Ray’s role as the observer doesn’t mean that his presence is not felt in the film. He’s kinda hard to miss with his towering machismo and eye-patch. It’s easy to see why these students were drawn to him and willing to bare themselves so much. He managed to competently tap into their angst and create a visual companion to match it. Does it always work?

The film class that stretches together stays together.

The film class that stretches together stays together.

No. Not for me, at least. All of the generational angst really turns me on, but I can’t front, I couldn’t make heads or tails out of some of the “artsy” moments in the film and I don’t get the point of the acid-freak-out visuals. I like in ’60s exploitation movies when go-go dancers would get down in front of them, but as part of a visual narrative I don’t understand the message.

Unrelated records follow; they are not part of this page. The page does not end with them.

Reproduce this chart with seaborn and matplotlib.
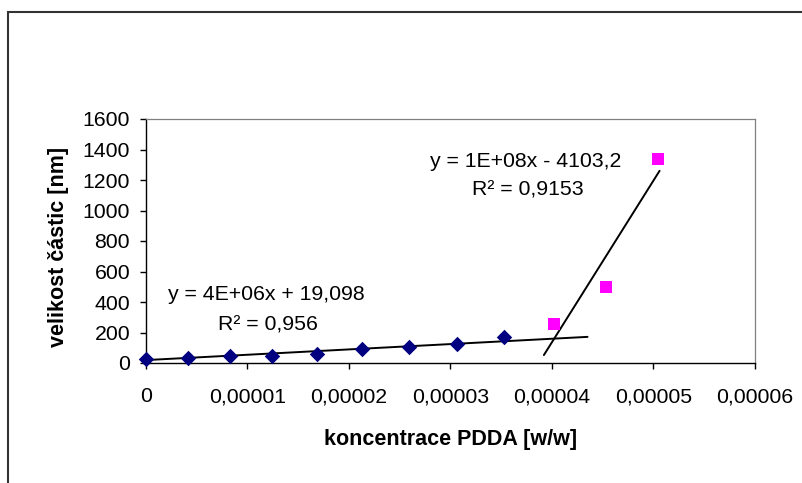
import matplotlib
matplotlib.use("Agg")
import matplotlib.pyplot as plt
from matplotlib.patches import Rectangle
from matplotlib.ticker import FuncFormatter
import numpy as np
import pandas as pd
import seaborn as sns

# PDDA concentration [w/w] and particle size [nm]
conc_low = [0.0, 4.12e-6, 8.29e-6, 1.24e-5, 1.68e-5, 2.13e-5, 2.59e-5, 3.06e-5, 3.53e-5]
size_low = [24, 34, 48, 48, 62, 90, 105, 127, 170]
conc_high = [4.015e-5, 4.53e-5, 5.04e-5]
size_high = [254, 500, 1340]

# linear trendlines y = k*x + q and their spans
k_low, q_low, r2_low = 3.5e6, 19.098, 0.956
k_high, q_high, r2_high = 1.06e8, -4103.2, 0.9153
span_low = [0.0, 4.35e-5]
span_high = [3.92e-5, 5.06e-5]

x_ticks = [0, 1e-5, 2e-5, 3e-5, 4e-5, 5e-5, 6e-5]
y_ticks = [0, 200, 400, 600, 800, 1000, 1200, 1400, 1600]

sns.set_theme(style="white")
plt.rcParams["font.family"] = ["Liberation Sans", "DejaVu Sans"]
plt.rcParams["text.color"] = "black"
plt.rcParams["axes.labelcolor"] = "black"
plt.rcParams["xtick.color"] = "black"
plt.rcParams["ytick.color"] = "black"

FS = 15.3

fig = plt.figure(figsize=(8.03, 4.83), dpi=100)
ax = fig.add_axes([146 / 803, 1 - 363 / 483, 609 / 803, 244 / 483])

low = pd.DataFrame({"conc": conc_low, "size": size_low})
high = pd.DataFrame({"conc": conc_high, "size": size_high})

def trend(span, k, q):
    xs = np.array(span)
    return pd.DataFrame({"conc": xs, "size": k * xs + q})

sns.lineplot(data=trend(span_low, k_low, q_low), x="conc", y="size",
             color="black", linewidth=1.4, sort=False, estimator=None, ax=ax, zorder=2)
sns.lineplot(data=trend(span_high, k_high, q_high), x="conc", y="size",
             color="black", linewidth=1.4, sort=False, estimator=None, ax=ax, zorder=2)

sns.scatterplot(data=low, x="conc", y="size", marker="D", color="#000080",
                s=62, linewidth=0, ax=ax, zorder=3, clip_on=False)
sns.scatterplot(data=high, x="conc", y="size", marker="s", color="#FF00FF",
                s=78, linewidth=0, ax=ax, zorder=3, clip_on=False)

ax.set_xlim(0, 6e-5)
ax.set_ylim(0, 1600)
ax.set_xticks(x_ticks)
ax.set_yticks(y_ticks)

def comma_num(v, pos=None):
    if abs(v) < 1e-12:
        return "0"
    if v < 1e-3:
        return f"{v:.5f}".replace(".", ",")
    return f"{v:g}".replace(".", ",")

ax.xaxis.set_major_formatter(FuncFormatter(comma_num))
ax.yaxis.set_major_formatter(FuncFormatter(comma_num))

ax.tick_params(axis="both", which="major", direction="out", length=4.3, width=1.0,
               color="black", labelsize=FS, labelcolor="black", bottom=True, left=True)
ax.tick_params(axis="y", pad=7.2)
ax.tick_params(axis="x", pad=13)

for side in ("left", "bottom"):
    ax.spines[side].set_color("black")
    ax.spines[side].set_linewidth(1.0)
for side in ("top", "right"):
    ax.spines[side].set_color("#808080")
    ax.spines[side].set_linewidth(0.9)
ax.grid(False)
ax.set_facecolor("white")

ax.set_xlabel("koncentrace PDDA [w/w]", fontsize=15.5, fontweight="bold", va="center")
ax.xaxis.set_label_coords(0.5008, -0.3115)
ax.set_ylabel("velikost částic [nm]", fontsize=15.5, fontweight="bold", va="center")
ax.yaxis.set_label_coords(-0.143, 0.475)

def eq_text(k, q):
    sign = "+" if q >= 0 else "-"
    qs = f"{abs(q):.5g}".replace(".", ",")
    return f"y = {k:.0E}x {sign} {qs}"

def r2_text(r2):
    return "R² = " + f"{r2:g}".replace(".", ",")

ax.text(0.197, 0.279, eq_text(k_low, q_low), transform=ax.transAxes,
        ha="center", va="center", fontsize=FS)
ax.text(0.200, 0.156, r2_text(r2_low), transform=ax.transAxes,
        ha="center", va="center", fontsize=FS)
ax.text(0.624, 0.824, eq_text(k_high, q_high), transform=ax.transAxes,
        ha="center", va="center", fontsize=FS)
ax.text(0.627, 0.709, r2_text(r2_high), transform=ax.transAxes,
        ha="center", va="center", fontsize=FS)

# chart-area frame
fig.add_artist(Rectangle((8.3 / 803, -0.2), 1.2, 1.2 - 12.3 / 483,
                         transform=fig.transFigure, fill=False,
                         edgecolor="#333333", linewidth=1.5, clip_on=False))

fig.savefig("out.png", dpi=100, facecolor="white")
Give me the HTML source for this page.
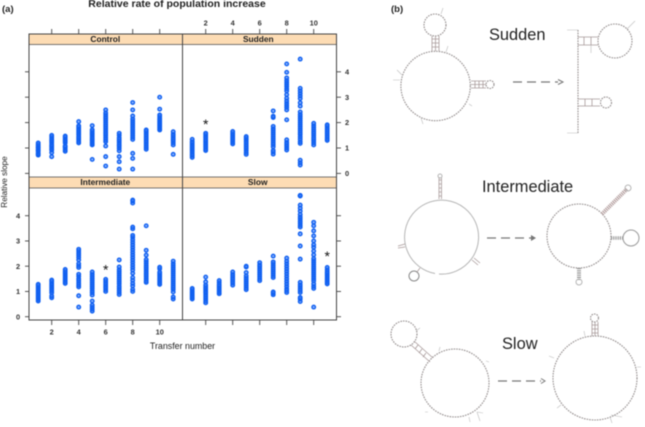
<!DOCTYPE html>
<html>
<head>
<meta charset="utf-8">
<style>
html,body{margin:0;padding:0;background:#fff;width:645px;height:427px;overflow:hidden}
svg{display:block;filter:blur(0.45px)}
text{font-family:"Liberation Sans",sans-serif}
.rna{fill:none;stroke:#958f8f;stroke-width:1.1;stroke-dasharray:1.6 1}
.rnal{fill:none;stroke:#b5b5b5;stroke-width:1}
.stem{fill:none;stroke:#a89a9a;stroke-width:.8}
.tick{fill:none;stroke:#bbb;stroke-width:.6}
.arrow{fill:none;stroke:#777;stroke-width:1.3;stroke-dasharray:9 5}
.big{font-size:16.4px;fill:#222}
</style>
</head>
<body>
<svg id="fig" width="645" height="427" viewBox="0 0 645 427" xmlns="http://www.w3.org/2000/svg">
  <text x="2" y="12" font-size="9.5" font-weight="bold" fill="#222">(a)</text>
  <text x="177" y="7" font-size="10.5" font-weight="bold" fill="#222" text-anchor="middle">Relative rate of population increase</text>
  <text x="182.5" y="349" font-size="8.9" fill="#222" text-anchor="middle">Transfer number</text>
  <text transform="translate(7,182) rotate(-90)" font-size="8.2" fill="#222" text-anchor="middle">Relative slope</text>

  <g>
    <rect x="29" y="34" width="153.5" height="10.5" fill="#fddcb4" stroke="#555" stroke-width=".8"/>
    <rect x="182.5" y="34" width="154" height="10.5" fill="#fddcb4" stroke="#555" stroke-width=".8"/>
    <rect x="29" y="177" width="153.5" height="11" fill="#fddcb4" stroke="#555" stroke-width=".8"/>
    <rect x="182.5" y="177" width="154" height="11" fill="#fddcb4" stroke="#555" stroke-width=".8"/>
    <text x="105.3" y="42" font-size="8.4" font-weight="bold" fill="#222" text-anchor="middle">Control</text>
    <text x="258.3" y="42" font-size="8.4" font-weight="bold" fill="#222" text-anchor="middle">Sudden</text>
    <text x="105.3" y="185" font-size="8.4" font-weight="bold" fill="#222" text-anchor="middle">Intermediate</text>
    <text x="257.7" y="185" font-size="8.4" font-weight="bold" fill="#222" text-anchor="middle">Slow</text>
  </g>
  <g fill="none" stroke="#444" stroke-width="1">
    <rect x="29" y="34" width="307.5" height="286"/>
    <line x1="182.5" y1="34" x2="182.5" y2="320"/>
  </g>
  <g id="plot"></g>

  <!-- Panel b -->
  <text x="391" y="12" font-size="9.5" font-weight="bold" fill="#222">(b)</text>
  <text x="489" y="40" class="big">Sudden</text>
  <text x="482" y="192" class="big">Intermediate</text>
  <text x="502" y="349" class="big">Slow</text>

  <g>
    <circle class="rna" cx="435.6" cy="86" r="34.7"/>
    <circle class="rna" cx="435" cy="25" r="11"/>
    <path class="stem" d="M432 36V51M435.500 36V51M439 36V51M432 39H439M432 43H439M432 47H439"/>
    <path class="stem" d="M471 81H486M471 84.500H486M471 88H486M475 81V88M479 81V88M483 81V88"/>
    <circle class="rna" cx="490" cy="84.500" r="4"/>
    <path class="tick" d="M441 14L443 8M446 52L448 46M402 75L397 70M400 80H393M469 104L472 106M421 118L423 124"/>
  </g>
  <path class="arrow" d="M513 82H558"/>
  <path d="M558 79.500L563 82L558 84.500" fill="none" stroke="#777" stroke-width="1"/>
  <g>
    <path class="rna" d="M578 30V133"/>
    <path class="stem" d="M578 37H598M578 45H598M584 37V45M591 37V45M578 99H600M578 106H600M585 99V106M592 99V106"/>
    <path class="tick" d="M567 30H578M567 133H578M591 45V53M627 29L635 21"/>
    <circle class="rna" cx="615" cy="41" r="17"/>
    <circle class="rna" cx="606" cy="102.500" r="5.500"/>
  </g>

  <g>
    <path class="rnal" d="M435 273.500A37 37 0 1 1 439 274"/>
    <path class="stem" d="M439 177V199M441.500 177V199M439 180H441.500M439 184H441.500M439 188H441.500M439 192H441.500M439 196H441.500"/>
    <circle class="rnal" cx="440" cy="176" r="2"/>
    <circle cx="414" cy="276" r="5" fill="none" stroke="#888" stroke-width="1"/>
    <path class="stem" d="M417 272L420 268" stroke-width="1.500"/>
    <path class="stem" d="M405 244L398 246M405 247L398 248M474 258L480 263M472 260L478 265"/>
  </g>
  <path class="arrow" d="M487 238H532"/>
  <path d="M531 235L536 238L531 241Z" fill="#777"/>
  <g>
    <circle class="rna" cx="579" cy="236" r="32"/>
    <path d="M602 214L627 189" stroke="#b5a0a0" stroke-width="4" stroke-dasharray="1.200 .8" fill="none"/>
    <circle class="rnal" cx="628" cy="188" r="3" stroke="#999"/>
    <path d="M611 238H623" stroke="#999" stroke-width="3.500" stroke-dasharray="1.200 1" fill="none"/>
    <circle cx="631" cy="238" r="8" fill="none" stroke="#999" stroke-width="1"/>
    <path d="M579 268V280" stroke="#999" stroke-width="4" stroke-dasharray="1.200 1" fill="none"/>
    <circle class="rnal" cx="579" cy="282" r="3" stroke="#999"/>
  </g>

  <g>
    <circle class="rna" cx="455" cy="383" r="34"/>
    <circle class="rna" cx="404" cy="334" r="13"/>
    <path class="stem" d="M414 341L433 358M411 345L430 362M418 345L415 349M422 349L419 353M426 353L423 357"/>
    <path class="tick" d="M416 331L420 328M439 351L440 347M486 361L489 362M428 412L425 412M477 412L480 421M477 412L483 413M469 417L470 422"/>
  </g>
  <path class="arrow" d="M498 381H541"/>
  <path d="M541 378.500L545 381L541 383.500" fill="none" stroke="#777" stroke-width="1"/>
  <g>
    <circle class="rna" cx="595" cy="378" r="42"/>
    <path class="stem" d="M592 322V336M595 322V336M598 322V336M592 325H598M592 329H598M592 333H598"/>
    <circle class="rna" cx="594.500" cy="318" r="4"/>
    <path class="tick" d="M585 336L584 331M554 358L549 356M637 367L641 367M561 405L557 408M610 417L612 423M611 415L622 417"/>
  </g>
</svg>
<script>
const xTickValues = [2, 4, 6, 8, 10];
const yTickValues = [0, 1, 2, 3, 4];
const transfers = [1, 2, 3, 4, 5, 6, 7, 8, 9, 10, 11];

const controlSlopes = [
  [0.72,0.76,0.8,0.86,0.9,0.93,0.98,1.02,1.05,1.1,1.14,1.2],
  [0.66,0.82,0.92,0.97,1.03,1.08,1.13,1.2,1.26,1.31,1.37,1.44,1.5],
  [0.87,0.93,1.0,1.05,1.08,1.2,1.26,1.3,1.36,1.42,1.47],
  [1.2,1.26,1.33,1.39,1.45,1.52,1.58,1.64,1.7,1.76,1.82,1.87,2.04],
  [0.55,1.12,1.17,1.22,1.28,1.33,1.38,1.44,1.5,1.55,1.6,1.66,1.72,1.88],
  [0.29,0.66,1.08,1.25,1.32,1.4,1.48,1.55,1.62,1.7,1.78,1.85,1.92,2.0,2.08,2.15,2.22,2.3,2.38,2.5],
  [0.17,0.46,0.66,0.89,0.99,1.07,1.13,1.2,1.27,1.33,1.4,1.5,1.58],
  [0.17,0.59,0.79,1.34,1.42,1.5,1.58,1.66,1.74,1.82,1.9,1.98,2.06,2.14,2.26,2.5,2.79],
  [0.95,1.02,1.09,1.16,1.23,1.3,1.37,1.44,1.51,1.58,1.65,1.71],
  [1.71,1.76,1.81,1.86,1.91,1.96,2.01,2.06,2.11,2.16,2.23,2.3,2.53,3.0],
  [0.75,1.12,1.2,1.27,1.33,1.4,1.47,1.54,1.64]
];
const suddenSlopes = [
  [0.63,0.7,0.76,0.83,0.89,0.95,1.01,1.07,1.13,1.19,1.25,1.34],
  [0.9,0.96,1.03,1.09,1.15,1.21,1.27,1.33,1.4,1.46,1.52,1.58],
  [],
  [1.16,1.22,1.28,1.34,1.4,1.46,1.52,1.58,1.65],
  [0.75,0.82,0.9,0.98,1.05,1.12,1.19,1.26,1.33,1.39,1.45],
  [],
  [0.76,0.84,0.9,1.05,1.13,1.2,1.28,1.36,1.44,1.52,1.6,1.68,1.76,1.85,2.2,2.25,2.46],
  [0.92,1.0,1.08,1.15,1.22,1.32,2.11,2.5,2.6,2.68,2.76,2.85,2.96,3.1,3.25,3.33,3.42,3.5,3.58,3.66,3.76,3.98,4.31],
  [0.33,0.42,0.52,1.18,1.25,1.35,1.44,1.53,1.6,1.68,1.76,1.84,1.92,2.0,2.08,2.16,2.24,2.32,2.42,2.65,2.78,2.95,3.05,3.15,3.25,3.35,4.5],
  [1.12,1.2,1.28,1.35,1.42,1.5,1.57,1.64,1.72,1.8,1.88,1.97],
  [1.3,1.36,1.43,1.5,1.57,1.64,1.71,1.78,1.85,1.91]
];
const intermediateSlopes = [
  [0.62,0.68,0.74,0.8,0.86,0.92,0.98,1.04,1.1,1.16,1.22,1.28],
  [0.75,0.82,0.95,1.02,1.08,1.14,1.2,1.26,1.32,1.39,1.45],
  [1.32,1.38,1.44,1.5,1.56,1.62,1.68,1.74,1.8,1.87],
  [0.38,0.83,1.18,1.25,1.33,1.42,1.5,1.6,1.68,1.95,2.02,2.1,2.25,2.35,2.44,2.52,2.6,2.67],
  [0.22,0.3,0.38,0.46,0.62,0.86,0.95,1.03,1.12,1.2,1.28,1.36,1.44,1.52,1.6,1.68,1.77],
  [1.0,1.07,1.14,1.2,1.27,1.34,1.41,1.48],
  [0.88,0.96,1.04,1.12,1.2,1.3,1.38,1.46,1.54,1.62,1.7,1.78,1.86,1.97,2.25],
  [1.0,1.08,1.22,1.32,1.44,1.55,1.72,1.85,1.95,2.05,2.15,2.25,2.35,2.45,2.55,2.65,2.75,2.85,2.95,3.05,3.15,3.22,3.48,3.55,4.5,4.58,4.62],
  [1.36,1.42,1.5,1.58,1.65,1.72,1.8,1.88,1.95,2.02,2.1,2.18,2.26,2.44,2.63,3.6],
  [1.28,1.34,1.4,1.46,1.52,1.58,1.64,1.7,1.76,1.9,1.96],
  [0.7,0.78,0.98,1.08,1.15,1.22,1.3,1.38,1.46,1.54,1.62,1.7,1.78,1.86,1.94,2.02,2.1,2.2]
];
const slowSlopes = [
  [0.7,0.76,0.82,0.88,0.94,1.0,1.06,1.12],
  [0.55,0.62,0.7,0.78,0.86,0.94,1.0,1.06,1.12,1.18,1.25,1.38,1.57],
  [0.91,0.97,1.03,1.09,1.15,1.21,1.27,1.35,1.43],
  [1.25,1.33,1.4,1.47,1.54,1.61,1.68,1.77],
  [1.07,1.14,1.22,1.3,1.38,1.46,1.54,1.62,1.75,1.97,2.0],
  [1.43,1.5,1.58,1.66,1.74,1.82,1.9,1.98,2.05,2.14],
  [0.87,0.93,0.98,1.55,1.62,1.7,1.78,1.86,1.94,2.02,2.1,2.17,2.4],
  [0.96,1.03,1.1,1.2,1.3,1.4,1.5,1.6,1.7,1.8,1.9,2.0,2.1,2.2,2.32],
  [0.6,0.7,0.76,0.96,1.03,1.1,1.18,1.26,1.36,2.28,2.8,3.28,3.55,3.62,3.7,3.78,3.87,3.95,4.05,4.18,4.3,4.42,4.78,4.8,4.8],
  [0.38,1.12,1.2,1.3,1.42,1.5,1.58,1.66,1.74,1.82,1.9,1.98,2.06,2.14,2.22,2.3,2.45,2.6,2.75,2.85,3.0,3.2,3.4,3.6,3.74],
  [1.3,1.36,1.42,1.48,1.54,1.6,1.66,1.72,1.78,1.86,1.95]
];
const starMarks = [
  { panel: 'sudden', transfer: 2, slope: 2.06 },
  { panel: 'intermediate', transfer: 6, slope: 1.98 },
  { panel: 'slow', transfer: 11, slope: 2.52 }
];

const NS = 'http://www.w3.org/2000/svg';
const plot = document.getElementById('plot');
const xLeft = v => 24.7 + 13.5 * v;
const xRight = v => 178.7 + 13.5 * v;
const yTop = v => 173.4 - 25.4 * v;
const yBottom = v => 316.7 - 25.25 * v;

const panels = [
  { name: 'control', values: controlSlopes, x: xLeft, y: yTop },
  { name: 'sudden', values: suddenSlopes, x: xRight, y: yTop },
  { name: 'intermediate', values: intermediateSlopes, x: xLeft, y: yBottom },
  { name: 'slow', values: slowSlopes, x: xRight, y: yBottom }
];

function tickLine(x1, y1, x2, y2) {
  const l = document.createElementNS(NS, 'line');
  l.setAttribute('x1', x1);
  l.setAttribute('y1', y1);
  l.setAttribute('x2', x2);
  l.setAttribute('y2', y2);
  l.setAttribute('stroke', '#444');
  l.setAttribute('stroke-width', '0.9');
  
  
  plot.appendChild(l);
}
function tickLabel(x, y, str) {
  const t = document.createElementNS(NS, 'text');
  t.setAttribute('x', x);
  t.setAttribute('y', y);
  t.setAttribute('font-size', '7.4');
  t.setAttribute('font-weight', 'bold');
  t.setAttribute('fill', '#333');
  t.setAttribute('text-anchor', 'middle');
  
  
  t.textContent = str;
  plot.appendChild(t);
}

xTickValues.forEach(v => {
  tickLine(xLeft(v), 29, xLeft(v), 34);
  tickLine(xRight(v), 29, xRight(v), 34);
  tickLabel(xRight(v), 25.5, v);
  tickLine(xLeft(v), 320, xLeft(v), 325);
  tickLine(xRight(v), 320, xRight(v), 325);
  tickLabel(xLeft(v), 334.5, v);
});
yTickValues.forEach(v => {
  tickLine(25, yTop(v), 29, yTop(v));
  tickLine(336.5, yTop(v), 341, yTop(v));
  tickLabel(347, yTop(v) + 2.6, v);
  tickLine(25, yBottom(v), 29, yBottom(v));
  tickLine(336.5, yBottom(v), 341, yBottom(v));
  tickLabel(18, yBottom(v) + 2.6, v);
});

panels.forEach(p => {
  p.values.forEach((col, i) => {
    col.forEach(val => {
      const c = document.createElementNS(NS, 'circle');
      c.setAttribute('cx', p.x(transfers[i]));
      c.setAttribute('cy', p.y(val));
      c.setAttribute('r', '1.8');
      c.setAttribute('fill', 'rgba(50,120,250,0.6)');
      c.setAttribute('stroke', '#0f5ff0');
      c.setAttribute('stroke-width', '1.3');
      
      
      plot.appendChild(c);
    });
  });
});

starMarks.forEach(s => {
  const p = panels.find(q => q.name === s.panel);
  const t = document.createElementNS(NS, 'text');
  t.setAttribute('x', p.x(s.transfer));
  t.setAttribute('y', p.y(s.slope) + 8);
  t.setAttribute('font-size', '14');
  t.setAttribute('fill', '#111');
  t.setAttribute('text-anchor', 'middle');
  
  
  t.textContent = '*';
  plot.appendChild(t);
});
</script>
</body>
</html>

I can’t say I wasn’t engaged though. These students threw down everything they had emotionally and let it go for Ray. The result is a wildly ambitious, hot-blooded document of a generation at the cusp of something big. You have to admire the communal effort behind the film as well. As Ray puts it near the end of the film, “No one does it alone, not even the madness.”

The Package

Included in Oscilloscope Laboratories’ fantastic package is the documentary Don’t Expect Too Much, made by Ray’s wife Susan. The doc details the making of the film and includes interviews with the students involved, as well as others Ray mentored, such as Jim Jarmusch. The students discuss Ray’s constant intensity with admiration. The guy only slept about four hours a day and was always thinking about the film. There’s also a real emphasis on Ray’s gut instincts that he seemed to live by. If you like We Can’t Go Home Again then you’ll adore Don’t Expect Too Much.

Another feature contains extended interviews with Jim Jarmusch and Ray’s biographer Bernard Eisenschitz from the documentary.

Also included are two of Ray’s short films -  “The Janitor” and “Marco” – as well as a brief profile of Ray that aired in 1977 on CBS.

Overall this is a very impressive set for a challenging and unique film.